There was a good reason for my love of these babies. Shoes were my fancy place. Wearing feathered stitching on the seams and metal fittings around the toes, I would toss my head, kick up my heels and say to myself, “Watch me!”, as I stepped into what that time of my life held for me. It was exciting; it was wonderful…and it was then. Oh, I still love shoes, and I can feel the old beckoning whenever I pass an array of beautiful footwear, but they are not my fancy place any more. When I step out into what this time of my life has for me, it is no longer nifty shoes that carry me along, partly because my body can no longer handle the height and imbalance of super shoes, partly because I am not a mono-pronged person. I find that there is not only one way to create life situations but many means available, some of which I had not imagined in my shoe years.

Step out of it

I think that all of us have had a fancy place in us somewhere, not like mine perhaps, but a place we could count on when we participated in our own lives. It might have been an exciting place, a comfortable place or maybe a goad that provoked an uncomfortable jab to get us going.
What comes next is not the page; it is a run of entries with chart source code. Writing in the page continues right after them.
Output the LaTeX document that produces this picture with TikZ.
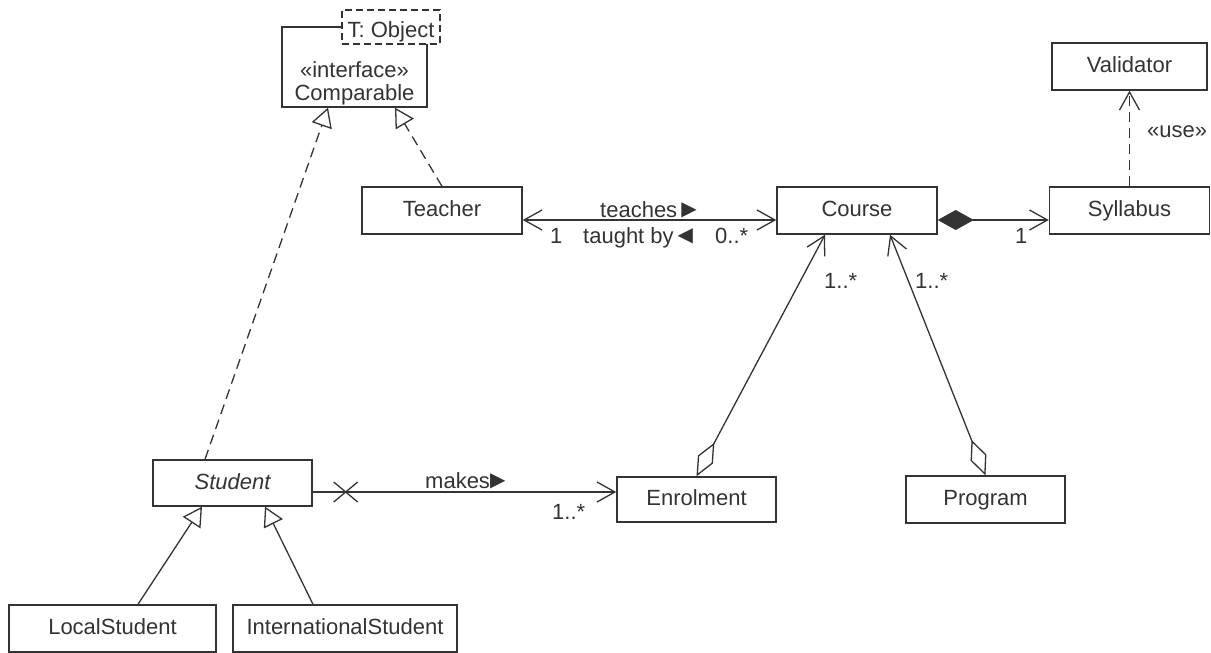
\documentclass[tikz,border=0pt]{standalone}
\usepackage{fontspec}
\setmainfont{Liberation Sans}
\newfontfamily\symfont{DejaVu Sans}
\usetikzlibrary{arrows.meta,calc}
\definecolor{ink}{HTML}{333333}
\newcommand{\rtri}{{\symfont\fontsize{20}{20}\selectfont\raisebox{1.5pt}{▶}}}
\newcommand{\ltri}{{\symfont\fontsize{20}{20}\selectfont\raisebox{1.5pt}{◀}}}
\begin{document}
\begin{tikzpicture}[x=1pt,y=-1pt,
  every node/.style={font=\fontsize{22}{23}\selectfont, text=ink},
  box/.style={draw=ink, line width=1.4pt, minimum width=160pt, minimum height=47pt, inner sep=0pt, text height=16pt, text depth=4pt, fill=white},
  conn/.style={draw=ink, line width=1.3pt},
  lbl/.style={anchor=base west, inner sep=0pt},
  dashln/.style={dash pattern=on 10pt off 6pt},
  nav/.style={-{Straight Barb[length=18pt,width=20pt]}},
  bnav/.style={{Straight Barb[length=18pt,width=20pt]}-{Straight Barb[length=18pt,width=20pt]}},
  gen/.style={-{Triangle[open,length=19pt,width=21pt]}},
  real/.style={dashln, -{Triangle[open,length=19pt,width=21pt]}},
  comp/.style={{Diamond[length=36pt,width=20pt]}-{Straight Barb[length=18pt,width=20pt]}},
  agg/.style={{Diamond[open,length=38pt,width=17pt]}-{Straight Barb[length=18pt,width=20pt]}}
]
\useasboundingbox (0,0) rectangle (1211,653);

% interface Comparable with template parameter
\node[draw=ink, line width=1.4pt, minimum width=145pt, minimum height=80pt, inner sep=0pt] (cmp) at (354.5,67) {};
\node[draw=ink, line width=1.2pt, dash pattern=on 7pt off 4pt, fill=white, minimum width=98pt, minimum height=34pt, inner sep=0pt, text height=20pt, text depth=0pt] (tparam) at (391,27) {T: Object};
\node[anchor=base, inner sep=0pt] (cmpst) at (354.5,77) {«interface»};
\node[anchor=base, inner sep=0pt] (cmpname) at (354.5,100) {Comparable};

% classes
\node[box] (teacher) at (442,210.5) {Teacher};
\node[box] (course) at (857,210.5) {Course};
\node[box] (syllabus) at (1129.5,210.5) {Syllabus};
\node[box, minimum width=155pt] (validator) at (1129.5,66.5) {Validator};
\node[box, minimum width=159pt, minimum height=46pt] (student) at (232.5,483) {\itshape Student};
\node[box, minimum width=159pt, minimum height=45pt] (enrol) at (696.5,499.5) {Enrolment};
\node[box, minimum width=159pt] (program) at (985.5,499.5) {Program};
\node[box, minimum width=207pt] (local) at (112.5,628.5) {LocalStudent};
\node[box, minimum width=224pt] (intl) at (345,628.5) {InternationalStudent};

% realizations
\draw[conn, real] ([xshift=-27.5pt]student.north) -- ([xshift=-26.5pt]cmp.south);
\draw[conn, real] (teacher.north) -- ([xshift=40.5pt]cmp.south);

% associations
\draw[conn, bnav] ([yshift=-9.5pt]teacher.east) -- ([yshift=-9.5pt]course.west);
\draw[conn, comp] ([yshift=-9.5pt]course.east) -- ([yshift=-9.5pt]syllabus.west);
\draw[conn, dashln, nav] (syllabus.north) -- (validator.south);
\draw[conn, agg] (enrol.north) -- ([xshift=-32pt]course.south);
\draw[conn, agg] (program.north) -- ([xshift=33pt]course.south);
\coordinate (se) at ([yshift=-9pt]student.east);
\draw[conn, nav] (se) -- (se -| enrol.west);
\coordinate (xm) at ([xshift=33pt]se);
\draw[conn] ($(xm)+(-12,-10)$) -- ($(xm)+(12,10)$);
\draw[conn] ($(xm)+(-12,10)$) -- ($(xm)+(12,-10)$);

% generalizations
\draw[conn, gen] ([xshift=25.5pt]local.north) -- ([xshift=-30.5pt]student.south);
\draw[conn, gen] ([xshift=-32pt]intl.north) -- ([xshift=32.5pt]student.south);

% labels
\node[lbl] (teaches) at (600,217) {teaches\kern4pt\rtri};
\node[lbl] (m1) at (550,243) {1};
\node[lbl] (taught) at (583,243) {taught by\kern4pt\ltri};
\node[lbl] (m0) at (715,243) {0..*};
\node[lbl] (ms1) at (1015,243) {1};
\node[lbl] (use) at (1147,137) {«use»};
\node[lbl] (me) at (824,288) {1..*};
\node[lbl] (mp) at (915,288) {1..*};
\node[lbl] (makes) at (425,488) {makes\rtri};
\node[lbl] (ms) at (552,519) {1..*};
\end{tikzpicture}
\end{document}
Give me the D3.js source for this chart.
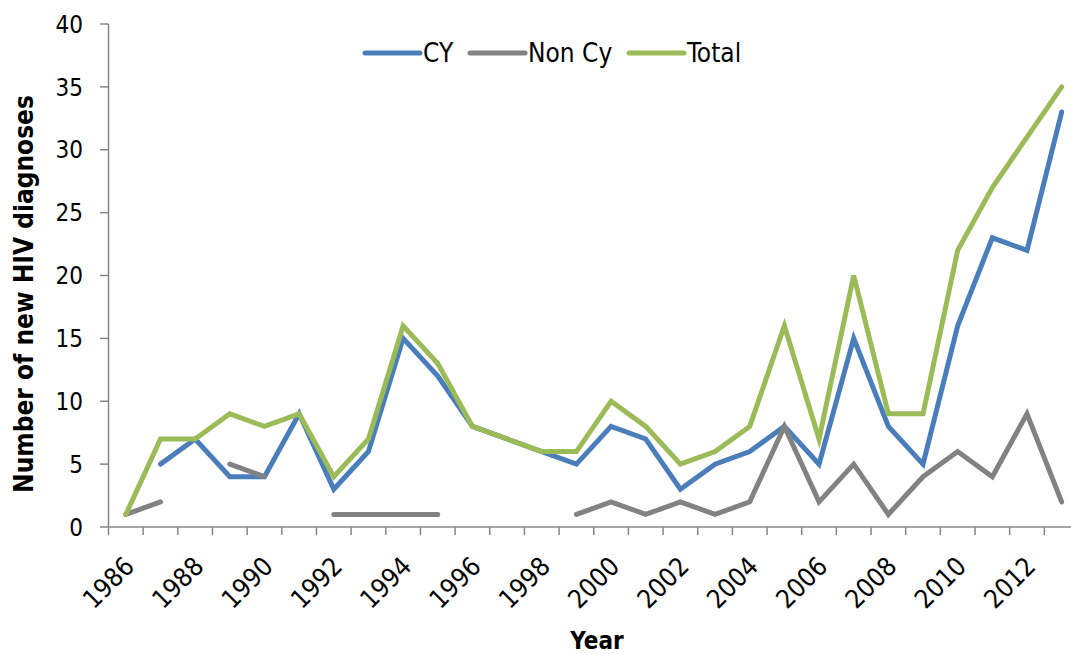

Whatever that place was, sooner or later it did not fit the growing human being that we were becoming. We had to step out of it. We can always love it for what it has meant to us. Whether it was difficult or friendly, it helped bring us to where we are . Still there are other openings, other places that are ours to follow, and we deny them at our peril. A single-eyed approach can create stuckness when it goes on too long.

Fear has its value

There can be fear, yes, and it need not keep us in one place. Fear has its value. It tells us that something before us needs our attention, and we are not yet willing to give it. We will, though, because the shoes may be just too tight now. Nevertheless I keep a pair of the fancies in the back of my closet…for old times’ sake.